No it won't. You must first fix a specific theory to apply your solver to. It won't work for every arbitrary choice of theory even with recursively enumerable axioms.

First of all, I should have written "recursively enumerable theory" or "theory with decidable axioms". But I think it's clear that I'm referring to things like ZFC, first-order PA or any other similar system.

With that out of the way, it's pretty easy to write a general theorem prover for such theories if you can solve the halting problem.

First define a TM G that takes as input 1. the description of another TM A that decides whether a particular sentence is an axiom of some theory T and 2. a sentence P. We enumerate all syntactically valid proofs with P as the conclusion and check whether all axioms are valid according to A and all inferences are sound. If we find a valid proof, we stop. (G can obviously be built.)

Then define H such that it takes the same inputs as G, and then (using the halting oracle) determines whether G would halt given A and P. If yes, return true, otherwise false.

Then H would be a decider for the language consisting of all pairs T |= P, where T is some recursively enumerable theory.

Yes it will? This works for any first-order theory with a recursive set of axioms. You are simply searching for proofs of implications from the axioms and using the halting oracle to tell if the search terminates or not. By the compactness theorem this is guaranteed to work.

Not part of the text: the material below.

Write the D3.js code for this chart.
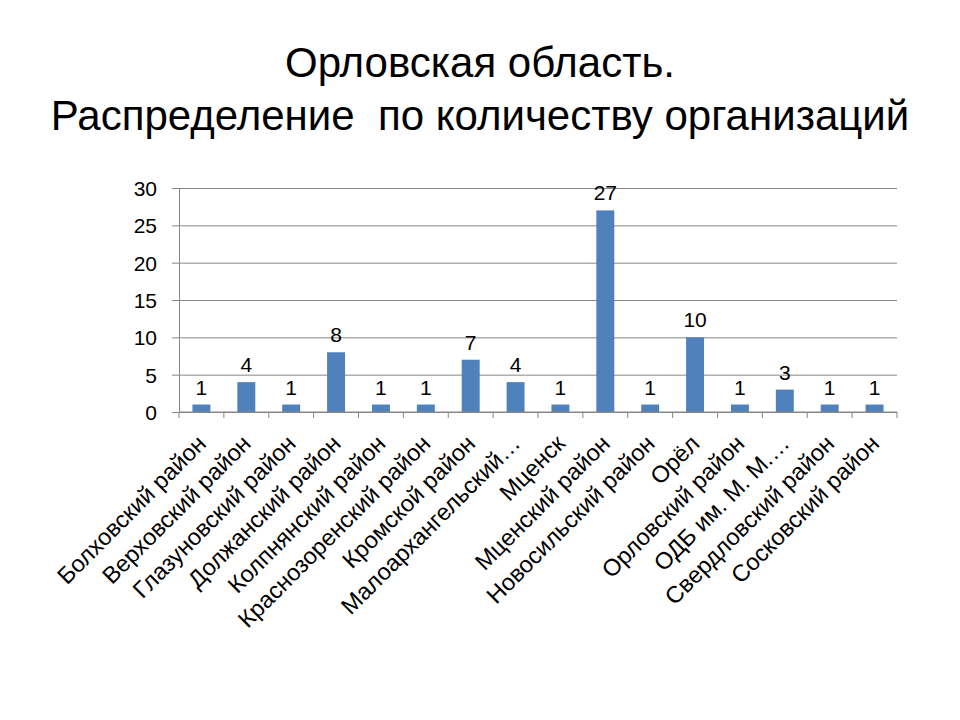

Of course you have to input the axioms, how would a theorem prover work otherwise?

> By the compactness theorem this is guaranteed to work.

I think you mean completeness, but essentially yes.

In this case I meant compactness - if a statement follows from your (possibly infinite set of) axioms then it follows from a finite subset of them. But you can skin the cat in many ways, yeah (proof theory vs model theory way of looking at it I guess).